- **Source material**
┄┄┄┄┄┄┄┄┄┄┄┄┄┄┄┄┄┄┄┄
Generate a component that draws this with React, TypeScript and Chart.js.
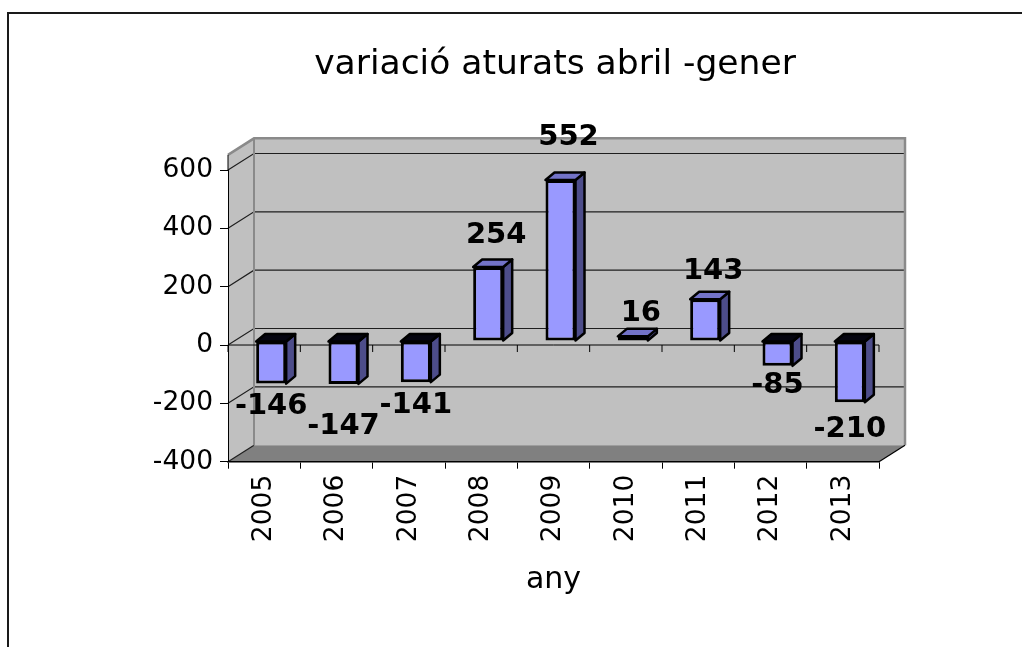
import React, { useEffect, useRef } from 'react';
import { Chart, registerables } from 'chart.js';

Chart.register(...registerables);

// ---- data ----
const categories = ['2005', '2006', '2007', '2008', '2009', '2010', '2011', '2012', '2013'];
const values = [-146, -147, -141, 254, 552, 16, 143, -85, -210];
const yTicks = [-400, -200, 0, 200, 400, 600];
const titleText = 'variació aturats abril -gener';
const xTitleText = 'any';

// ---- layout / style constants ----
const Y_MIN = -400;
const Y_MAX = 600;
const WALL_TOP = 652;
const FONT = "'DejaVu Sans', Verdana, sans-serif";
const CW = 1096;
const CH = 700;
const WALL_DX = 26;
const WALL_DY = -16.5;
const BAR_SHIFT_X = 7;
const BAR_SHIFT_Y = -4;
const BAR_DX = 9;
const BAR_DY = -7.5;

function poly(ctx: CanvasRenderingContext2D, pts: number[][]) {
  ctx.beginPath();
  ctx.moveTo(pts[0][0], pts[0][1]);
  for (let i = 1; i < pts.length; i++) ctx.lineTo(pts[i][0], pts[i][1]);
  ctx.closePath();
}

const threeD = {
  id: 'threeD',
  beforeDraw(chart: any) {
    const { ctx, chartArea: a, scales } = chart;
    const y = scales.y;
    const x = scales.x;
    const yTop = y.getPixelForValue(WALL_TOP);
    const yBot = y.getPixelForValue(Y_MIN);
    ctx.save();
    // left wall
    ctx.fillStyle = '#c0c0c0';
    poly(ctx, [
      [a.left, yTop],
      [a.left + WALL_DX, yTop + WALL_DY],
      [a.left + WALL_DX, yBot + WALL_DY],
      [a.left, yBot],
    ]);
    ctx.fill();
    // back wall
    ctx.fillRect(a.left + WALL_DX, yTop + WALL_DY, a.right - a.left, yBot - yTop);
    // floor
    ctx.fillStyle = '#808080';
    poly(ctx, [
      [a.left, yBot],
      [a.right, yBot],
      [a.right + WALL_DX, yBot + WALL_DY],
      [a.left + WALL_DX, yBot + WALL_DY],
    ]);
    ctx.fill();
    // gridlines on back wall + left wall
    ctx.strokeStyle = '#1e1e1e';
    ctx.lineWidth = 1.2;
    for (const v of yTicks) {
      const yy = y.getPixelForValue(v);
      ctx.beginPath();
      ctx.moveTo(a.left, yy);
      ctx.lineTo(a.left + WALL_DX, yy + WALL_DY);
      if (v > Y_MIN) ctx.lineTo(a.right + WALL_DX, yy + WALL_DY);
      ctx.stroke();
    }
    // wall edges
    ctx.strokeStyle = '#8a8a8a';
    ctx.lineWidth = 2.5;
    ctx.beginPath();
    ctx.moveTo(a.left, yTop);
    ctx.lineTo(a.left + WALL_DX, yTop + WALL_DY);
    ctx.lineTo(a.right + WALL_DX, yTop + WALL_DY);
    ctx.lineTo(a.right + WALL_DX, yBot + WALL_DY);
    ctx.stroke();
    ctx.lineWidth = 2;
    ctx.beginPath();
    ctx.moveTo(a.left + WALL_DX, yTop + WALL_DY);
    ctx.lineTo(a.left + WALL_DX, yBot + WALL_DY);
    ctx.stroke();
    // front edge extension and floor right edge
    ctx.strokeStyle = '#000';
    ctx.lineWidth = 1;
    ctx.beginPath();
    ctx.moveTo(a.left, yTop);
    ctx.lineTo(a.left, a.top);
    ctx.stroke();
    ctx.lineWidth = 1.2;
    ctx.beginPath();
    ctx.moveTo(a.right, yBot);
    ctx.lineTo(a.right + WALL_DX, yBot + WALL_DY);
    ctx.stroke();
    // zero line on the front plane with category ticks
    const y0 = y.getPixelForValue(0);
    ctx.lineWidth = 1;
    ctx.beginPath();
    ctx.moveTo(a.left, y0);
    ctx.lineTo(a.right, y0);
    for (let i = 0; i <= categories.length; i++) {
      const px = x.getPixelForValue(i - 0.5);
      ctx.moveTo(px, y0);
      ctx.lineTo(px, y0 + 7);
    }
    ctx.stroke();
    ctx.restore();
  },
  beforeDatasetsDraw(chart: any) {
    const { ctx } = chart;
    ctx.save();
    ctx.translate(BAR_SHIFT_X, BAR_SHIFT_Y);
    const meta = chart.getDatasetMeta(0);
    meta.data.forEach((el: any, i: number) => {
      const p = el.getProps(['x', 'y', 'base', 'width'], true);
      const l = p.x - p.width / 2;
      const r = p.x + p.width / 2;
      const t = Math.min(p.y, p.base);
      const b = Math.max(p.y, p.base);
      ctx.lineWidth = 2.5;
      ctx.lineJoin = 'round';
      ctx.strokeStyle = '#000';
      // side face
      ctx.fillStyle = '#4d4d8a';
      poly(ctx, [[r, t], [r + BAR_DX, t + BAR_DY], [r + BAR_DX, b + BAR_DY], [r, b]]);
      ctx.fill();
      ctx.stroke();
      // top face
      ctx.fillStyle = values[i] >= 0 ? '#7373c8' : '#050510';
      poly(ctx, [[l, t], [l + BAR_DX, t + BAR_DY], [r + BAR_DX, t + BAR_DY], [r, t]]);
      ctx.fill();
      ctx.stroke();
    });
  },
  afterDatasetsDraw(chart: any) {
    const { ctx } = chart;
    ctx.restore();
    const meta = chart.getDatasetMeta(0);
    ctx.save();
    ctx.font = `bold 29px ${FONT}`;
    ctx.fillStyle = '#000';
    ctx.textAlign = 'center';
    ctx.textBaseline = 'middle';
    const placed: { l: number; r: number; t: number; b: number }[] = [];
    const halfH = 9;
    meta.data.forEach((el: any, i: number) => {
      const p = el.getProps(['x', 'y', 'base', 'width'], true);
      const v = values[i];
      const txt = String(v);
      const h = Math.abs(p.base - p.y);
      let cx = p.x + BAR_SHIFT_X;
      let cy;
      const dir = v >= 0 ? -1 : 1;
      if (v >= 0) {
        cx += 8;
        cy = p.y + BAR_SHIFT_Y - (22 + 0.13 * h);
      } else {
        cy = p.y + BAR_SHIFT_Y + 14 + 0.22 * h;
      }
      const w = ctx.measureText(txt).width;
      for (let k = 0; k < 3; k++) {
        const box = { l: cx - w / 2, r: cx + w / 2, t: cy - halfH, b: cy + halfH };
        const hit = placed.some(
          (q) => box.l < q.r + 4 && q.l < box.r + 4 && box.t < q.b && q.t < box.b
        );
        if (!hit) break;
        cy += dir * 19;
      }
      placed.push({ l: cx - w / 2, r: cx + w / 2, t: cy - halfH, b: cy + halfH });
      ctx.fillText(txt, cx, cy);
    });
    ctx.restore();
  },
  afterDraw(chart: any) {
    const { ctx } = chart;
    ctx.save();
    ctx.strokeStyle = '#1a1a1a';
    ctx.lineWidth = 2;
    ctx.strokeRect(1, 1, CW + 10, CH + 10);
    ctx.restore();
  },
};

export default function App() {
  const ref = useRef<HTMLCanvasElement>(null);
  useEffect(() => {
    const chart = new Chart(ref.current as HTMLCanvasElement, {
      type: 'bar',
      data: {
        labels: categories,
        datasets: [
          {
            data: values,
            backgroundColor: '#9999ff',
            borderColor: '#000',
            borderWidth: 3,
            borderSkipped: false,
            barPercentage: 0.415,
            categoryPercentage: 1,
            clip: false,
          } as any,
        ],
      },
      options: {
        responsive: false,
        animation: false,
        layout: { padding: 0 },
        plugins: {
          legend: { display: false },
          tooltip: { enabled: false },
          title: {
            display: true,
            text: titleText,
            color: '#000',
            font: { family: FONT, size: 34.5, weight: 'normal' },
            padding: { top: 32.3, bottom: 84.3 },
          },
        },
        scales: {
          x: {
            type: 'category',
            ticks: {
              color: '#000',
              font: { family: FONT, size: 26.5 },
              minRotation: 90,
              maxRotation: 90,
              autoSkip: false,
              padding: 6,
            },
            grid: { offset: true, drawOnChartArea: false, tickLength: 7, color: '#000', lineWidth: 1 },
            border: { color: '#000', width: 1.5 },
            title: {
              display: true,
              text: xTitleText,
              color: '#000',
              font: { family: FONT, size: 30 },
              padding: { top: 0, bottom: 114 },
            },
            afterFit: (s: any) => {
              s.height = CH - 449.7;
            },
          },
          y: {
            type: 'linear',
            min: Y_MIN,
            max: Y_MAX,
            afterBuildTicks: (s: any) => {
              s.ticks = yTicks.map((v) => ({ value: v }));
            },
            ticks: {
              color: '#000',
              font: { family: FONT, size: 26.5 },
              padding: 7,
              callback: (v: any) => String(v),
            },
            grid: { drawOnChartArea: false, tickLength: 8, color: '#000', lineWidth: 1 },
            border: { color: '#000', width: 1 },
            afterFit: (s: any) => {
              s.width = 221;
            },
          },
          y2: {
            type: 'linear',
            position: 'right',
            display: true,
            grid: { display: false },
            ticks: { display: false },
            border: { display: false },
            afterFit: (s: any) => {
              s.width = 224;
            },
          },
        },
      } as any,
      plugins: [threeD],
    });
    return () => chart.destroy();
  }, []);
  return (
    <div
      style={{
        position: 'fixed',
        left: 0,
        top: 0,
        width: 1022,
        height: 647,
        overflow: 'hidden',
        background: '#fff',
      }}
    >
      <canvas
        ref={ref}
        width={CW}
        height={CH}
        style={{ position: 'absolute', left: 7, top: 12, width: CW, height: CH }}
      />
    </div>
  );
}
┄┄┄┄┄┄┄┄┄┄┄┄┄┄┄┄┄┄┄┄
- **Task to complete**
Repeat the lines above, starting at the first and stopping after the line that holds "Chart.register(...registerables);", with the pictures left out.

- **Answer to this exercise**
Generate a component that draws this with React, TypeScript and Chart.js.
import React, { useEffect, useRef } from 'react';
import { Chart, registerables } from 'chart.js';

Chart.register(...registerables);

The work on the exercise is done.